Apakah kita, dalam kontemplasi ini, mampu menyaksikan bahwa setiap perlakuan kasar yang Katalin terima di ruang-ruang institusinya, bukan sekadar menjadi rintangan, melainkan juga sebuah kanvas yang melukis semangatnya yang tak pernah luntur? Tergantung dari cara memandang. Bisa jadi kita melihat bahwa pengalaman-pengalaman tersebut telah menyulut api motivasi di dalamnya. Hal ini untuk membuktikan bahwa ide dan penelitiannya memiliki nilai yang tak terukur. Namun, ada perspektif lain dimana talenta dan dedikasinya adalah faktor utama yang membawanya meraih penghargaan tersebut. Mungkin akan mencapai hal yang sama atau bahkan lebih jika diberikan dukungan yang lebih baik. Bisa saja.

Ada hikmah dari perjalanan tersebut. Katalin, dengan ketegarannya, mengajarkan bahwa dalam setiap ketidakadilan, dalam setiap pengabaian, terdapat benih-benih perubahan yang siap untuk tumbuh. Dari tanah yang keras dan tandus, muncul bunga yang indah, menyemburkan aroma harapan dan perubahan.

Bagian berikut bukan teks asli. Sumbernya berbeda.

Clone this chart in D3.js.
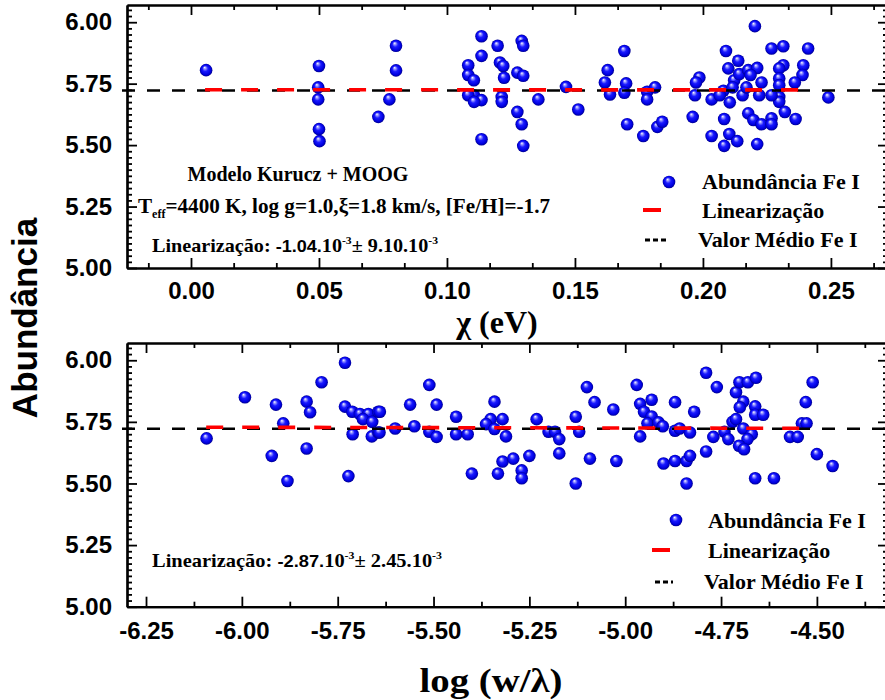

Mari kita renungkan, apakah kita harus menunggu sampai benih-benih itu tumbuh dan berbunga untuk mengakui nilai dan pengorbanan yang ada di dalamnya? Apakah kita harus menunggu sampai penghargaan diberikan untuk melihat betapa berharganya setiap tetes keringat dan air mata yang telah jatuh?

Di setiap hentakan langkah Katalin, kita disuguhkan sebuah cerminan; sebuah bisikan tenang dari masyarakat yang terlalu sering terlena, melupakan untuk memberi penghargaan pada perjuangan yang terselubung dalam diam. Kita diajarkan, bahwa pengakuan, ia bisa merupa dalam beragam wujud, dan bahwa kita, sebagai sebuah kolektif masyarakat, memegang amanah untuk menyampaikan dukungan serta pengakuan kepada setiap jiwa yang berjuang, meski dunia terkadang memilih untuk memalingkan wajahnya.

Dan di sinilah kita menemukan kekuatan yang tak terkira. Kekuatan untuk berdiri, untuk berjuang, dan untuk terus bermimpi, meski dunia menolak untuk mendengar. Katalin mengingatkan kita bahwa dalam setiap perjuangan, dalam setiap penderitaan, terdapat sebuah harapan yang tak pernah mati.

Dalam setiap retakan yang ada, cahaya selalu menemukan jalan untuk menyinari kegelapan, memberikan kita harapan bahwa suatu hari, setiap perjuangan dan pengorbanan akan mendapatkan tempatnya yang semestinya. Dan di sana, di antara retakan-retakan itu, kita akan menemukan keindahan yang tak terhingga, sebuah pengakuan bahwa kita semua, dengan cara kita sendiri, berharga dan berarti.